Conversely, Patanjali defends its advertisement, describing it as self-promotion a common advertising strategy where brands promote their products without directly targeting competitors. Patanjali maintains that it did not name Dabur or make direct comparisons, asserting that its claims are merely promotional and based on public information, like product labels.

This dispute transcends mere branding rivalry; it raises critical questions about the limits of promotional claims in the fast-moving consumer goods (FMCG) sector, where brands often navigate a delicate balance between creative marketing and potential disparagement.

Patanjali’s defense references the legal precedent established in the Havells India Ltd. vs. Amritanshu Trehan case, where the Delhi High Court ruled that brands can compare their products as long as the comparisons are truthful and do not defame competitors.

However, misleading claims are prohibited. Patanjali argues that its advertisement adheres to these guidelines, framing its message as competitive yet fair.

Recently, the Delhi High Court, under Justice Mini Pushkarna, reviewed the contested advertisement. Dabur argued that the ad subtly undermines its product, casting doubt on its quality and safety without directly naming it. Patanjali countered that any implication regarding Dabur is coincidental, maintaining that the ad promotes its own product.

The court has yet to render a decision, leaving both companies and industry observers in suspense. This case is not merely about market share for chyawanprash; it could establish new standards for acceptable advertising practices in India. A ruling against Patanjali might compel brands to rethink their positioning strategies, especially regarding indirect comparisons.
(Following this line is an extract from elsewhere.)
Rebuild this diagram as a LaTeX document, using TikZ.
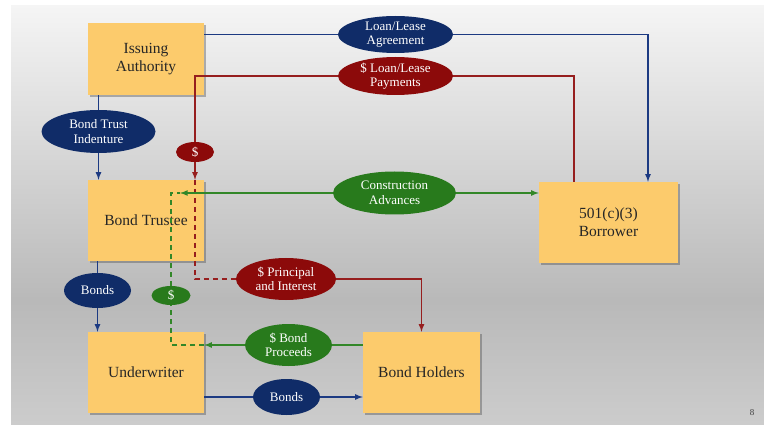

Conversely, if Patanjali’s defense prevails, it could encourage companies to adopt bolder advertising tactics.

Additionally, the implications for consumer trust are significant. Safety claims can have lasting repercussions, even if later disproven. In the Ayurveda sector, which heavily relies on consumer confidence in traditional remedies, the stakes are particularly high.

This legal confrontation illustrates a clash of philosophies, Dabur, with its century-long legacy, relies on trust and tradition to secure its market position, while Patanjali, a newer entrant, employs aggressive marketing and a ‘swadeshi’ appeal to disrupt the industry. The courtroom has become a battleground for these differing strategies.

As the case progresses, the broader takeaway for the industry is clear: while competitive advertising may be permissible, brands must navigate the line between promotion and factual accuracy with caution. The outcomes from this courtroom could significantly shape how Indian companies approach advertising in the future.